Frances L. O'Shea
Branch: U. S. Army
Status: Deceased Veteran
Date of Service: WWII
Home Town: Bagley
Frances Lillo O’Shea was born October 29, 1919 in Lengby to Carl F. and Ida A. Lillo. She grew up in East Grand Forks and attended the University of Minnesota and business school in St. Cloud before returning to the Grand Forks area in the late 1930s to work.
Francis enlisted in Women’s Army Auxiliary Corps (WAAC) in June 1943. She was sent to Fort Snelling, MN where she joined a group heading to Daytona Beach, Florida for basic training. In August 1943, the Women’s Army Auxiliary Corps became a regular Army unit, so the women were then called WACS. Those involved in the auxiliary were given a chose to leave the service or join the regular army.
On September 1, 1943, Frances was sworn into the regular army. She was assigned to the Third Air Force Headquarters in Tampa, FL. She was part of the first group of WACs to be assigned to headquarters, and the men looked upon her with hostility and skepticism. The job of the women in WAC was to free up a man for the front. The women were separated from the men on the base in every way. The WAC had their own cooks and kitchen help, with one lone GI guard who marched back and forth in front of their company office. After 4 months in Tampa, Frances requested an overseas position. She was afraid the war would be over before having a chance to see the world. Her request was granted, but not without protest from the company commander. He did not feel he would be able to face her parents if she would be killed. Frances was able to persuade the commander, and he signed her transfer, and also promoted her to a Corporal.
In February, 1944 Frances boarded the Isle de France along with 1200 other WACs. For the next 9 days they were on ship with little fresh water, so they lived in their one pair of coveralls that were issued prior to boarding the ship. While on board, Frances volunteered to work in the Purser’s office. Once at their destination of Scotland, the ship waited until the Germans ended their nightly raid on Green Oak. Aboard ship Frances could see flashes of light that flared briefly in the night sky just beyond the horizon.
Frances was in Great Britain until late August 1944, when she boarded a small Belgian freighter in Southampton, England. She was transported with 24 other WACs to France. She was to take shorthanded and transcribe information in Paris. They landed on Omaha Beach, where the Allies had stormed the shore.

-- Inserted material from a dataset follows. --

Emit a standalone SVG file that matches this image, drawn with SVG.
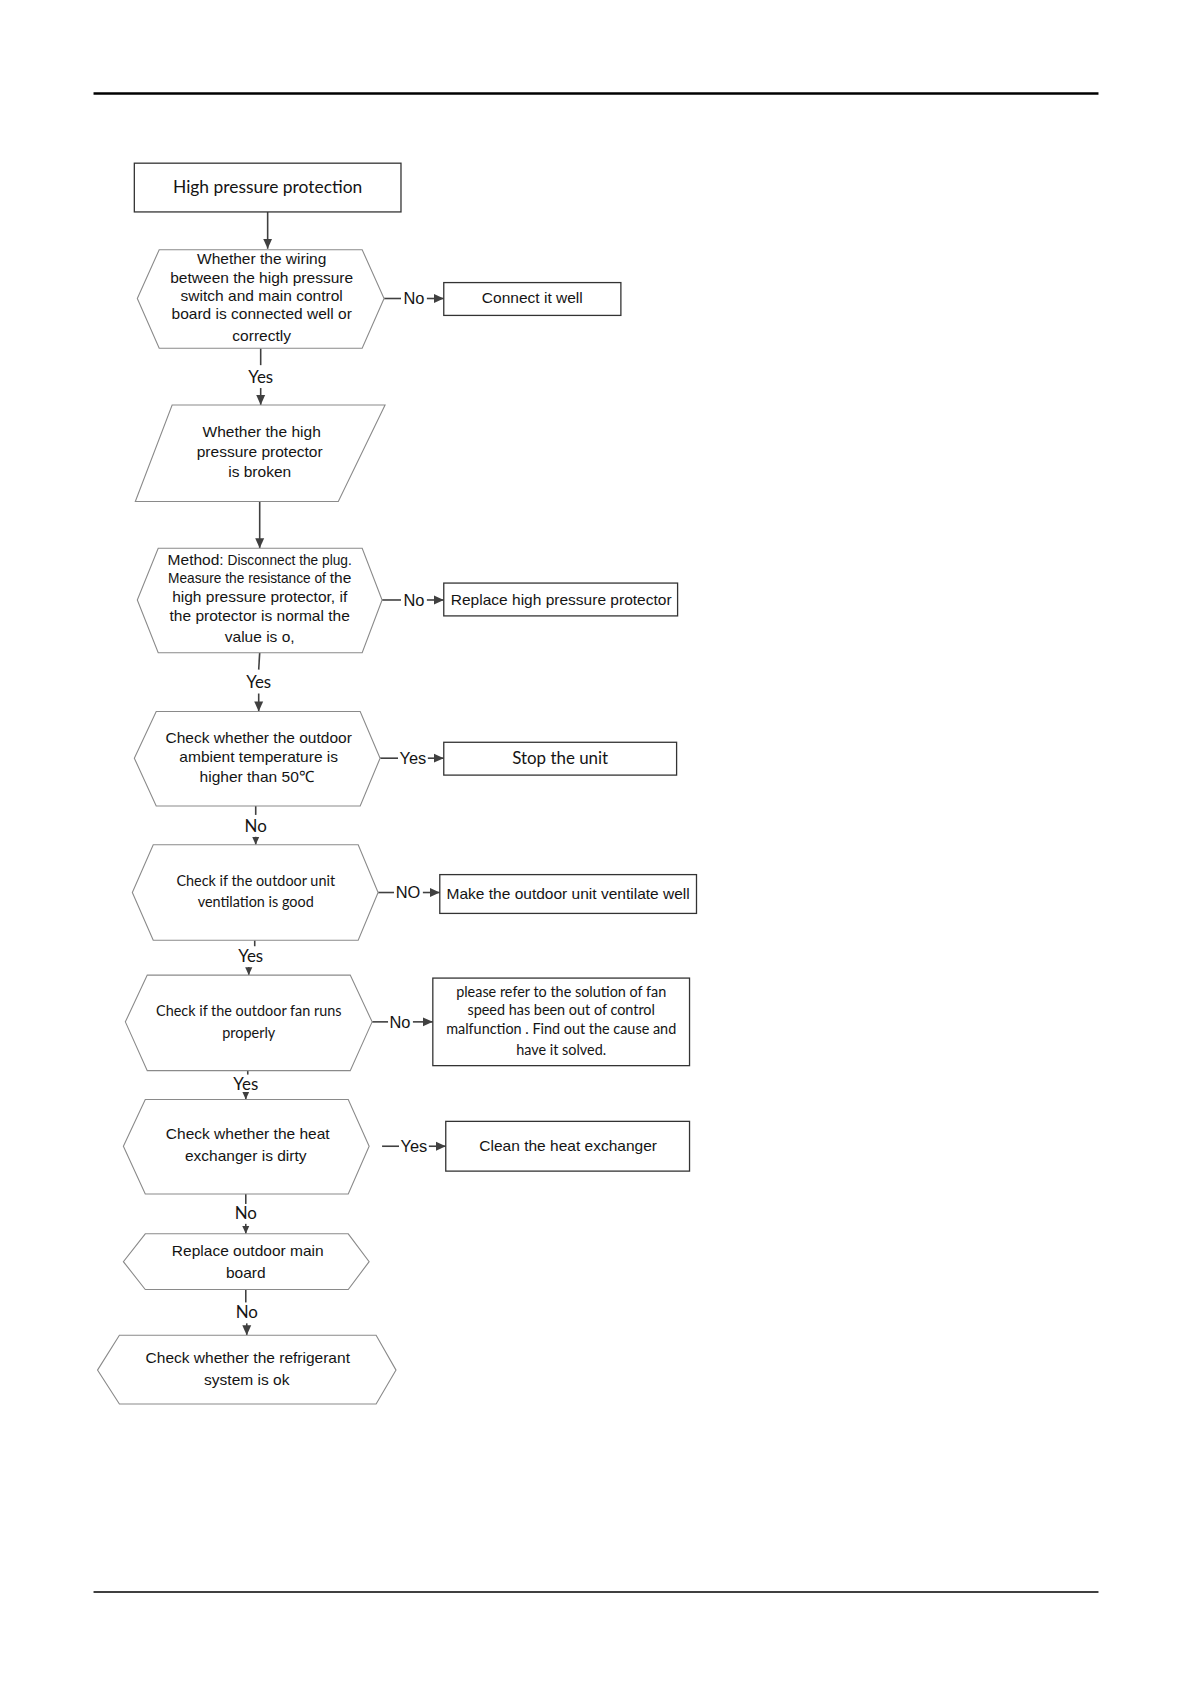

The blood and human remains had been removed, but the wreckage of the battle was still there. There was “a grotesque, nightmarish graveyard of smashed jeeps, burned trucks, tanks buried in sand, guns dangling helplessly. Barbed wire, tangled in iron stakes, littered the beach everywhere.” Frances and the other WACs were taken a few miles down the road until the driver dropped them off near a short road, where tents had been set up from past occupants. They were told not to move from there because the rest of the area had not been swept for mines. They were left there for 24-36 hours, before they flagged down a jeep and sent a message to the commanding officer of the supply depot just 2 miles down the road. He did not even know they were coming, and he was angry. He spent the afternoon on the radio trying to find out what he should do with these women. Finally he was told to send the WACs on to Paris. On the way in to Paris, the driver pointed out St. Lo. What had been the town was a mountain of rubble. The American Army had broken through this area and fanned out across France. Artillery, bombs and tanks from both sides had pummeled the town. St. Lo was completely destroyed.
Not long after seeing this sight, Frances fell asleep, and woke up in Paris. The WACs were put up in the luxurious Majestic Hotel, near the Arc de Triumph. This hotel had housed the occupying Germans, until taken over by the liberating Americans. Fran served in several cities and in many capacities during her time of service. She was discharged in 1947. Her last position involved scheduling the movement of all the Army and Navy cargo and passenger vessels between New York and Germany. She married and had three children.
Fran came to Bagley in 1951 and worked at the Farmers Home Administration until she retired in 1980. She was a member of the American Legion, Bagley VFW, the Legion Auxiliary and Faith Lutheran Church. She died on June 25, 1999 at age 79 and is buried in St. Joseph’s Catholic Cemetery in Bagley.